In 2030, a grieving archeologist arrives in the Arctic Circle to continue the work of his recently deceased daughter at the Batagaika Crater, where researchers are studying long-buried secrets now revealed in melting permafrost, including the perfectly preserved remains of a girl who appears to have died of an ancient virus.

Once unleashed, the Arctic plague will reshape life on Earth for generations to come, quickly traversing the globe, forcing humanity to devise a myriad of moving and inventive ways to embrace possibility in the face of tragedy.
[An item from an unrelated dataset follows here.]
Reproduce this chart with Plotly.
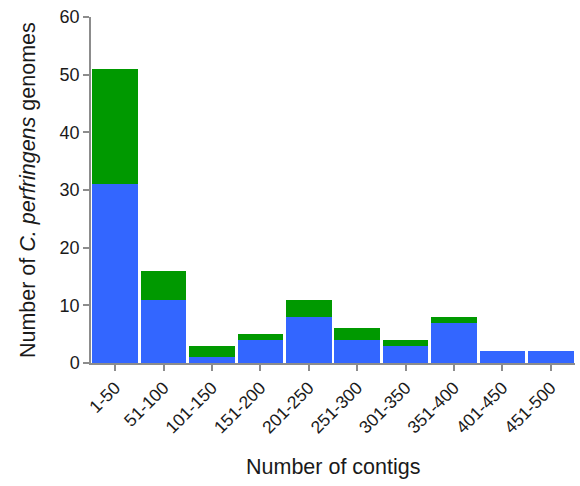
import plotly.graph_objects as go

# Contig-count bins and genome counts per group
categories = ["1-50", "51-100", "101-150", "151-200", "201-250",
              "251-300", "301-350", "351-400", "401-450", "451-500"]
blue_counts = [31, 11, 1, 4, 8, 4, 3, 7, 2, 2]
green_counts = [20, 5, 2, 1, 3, 2, 1, 1, 0, 0]
y_ticks = [0, 10, 20, 30, 40, 50, 60]

FONT = "Liberation Sans, Arial, sans-serif"
AXIS_GREY = "#8c8c8c"
TEXT = "#1a1a1a"

fig = go.Figure()
fig.add_trace(go.Bar(x=categories, y=blue_counts, marker_color="#3366FF",
                     marker_line_width=0, name="blue"))
fig.add_trace(go.Bar(x=categories, y=green_counts, marker_color="#009900",
                     marker_line_width=0, name="green"))

fig.update_layout(
    barmode="stack",
    bargap=0.06,
    width=580, height=486,
    margin=dict(l=91, r=5, t=17, b=123),
    paper_bgcolor="white", plot_bgcolor="white",
    showlegend=False,
    font=dict(family=FONT, size=16, color=TEXT),
)

fig.update_xaxes(
    type="category",
    showline=True, linecolor=AXIS_GREY, linewidth=1.5,
    ticks="outside", ticklen=6, tickcolor=AXIS_GREY, tickwidth=1.5,
    tickangle=-45, tickfont=dict(size=17.5, family=FONT, color=TEXT),
    showgrid=False, zeroline=False, automargin=False,
)
fig.update_yaxes(
    range=[0, 60], tickvals=y_ticks,
    showline=True, linecolor=AXIS_GREY, linewidth=1.5,
    ticks="outside", ticklen=6, tickcolor=AXIS_GREY, tickwidth=1.5,
    tickfont=dict(size=18, family=FONT, color=TEXT),
    showgrid=False, zeroline=False, automargin=False,
)

fig.add_annotation(
    text="Number of contigs", xref="paper", yref="paper",
    x=0.5, y=-0.30, xanchor="center", yanchor="middle",
    showarrow=False, font=dict(size=21.5, family=FONT, color=TEXT),
)
fig.add_annotation(
    text="Number of <i>C. perfringens</i> genomes", xref="paper", yref="paper",
    x=-0.130, y=0.5, xanchor="center", yanchor="middle", textangle=-90,
    showarrow=False, font=dict(size=21.5, family=FONT, color=TEXT),
)

fig.write_html("out.html")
In a theme park designed for terminally ill children, a cynical employee falls in love with a mother desperate to hold on to her infected son. A heartbroken scientist searching for a cure finds a second chance at fatherhood when one of his test subjects—a pig—develops the capacity for human speech. A widowed painter and her teenaged granddaughter embark on a cosmic quest to locate a new home planet.

From funerary skyscrapers to hotels for the dead to interstellar starships, Sequoia Nagamatsu takes readers on a wildly original and compassionate journey, spanning continents, centuries, and even celestial bodies to tell a story about the resilience of the human spirit, our infinite capacity to dream, and the connective threads that tie us all together in the universe.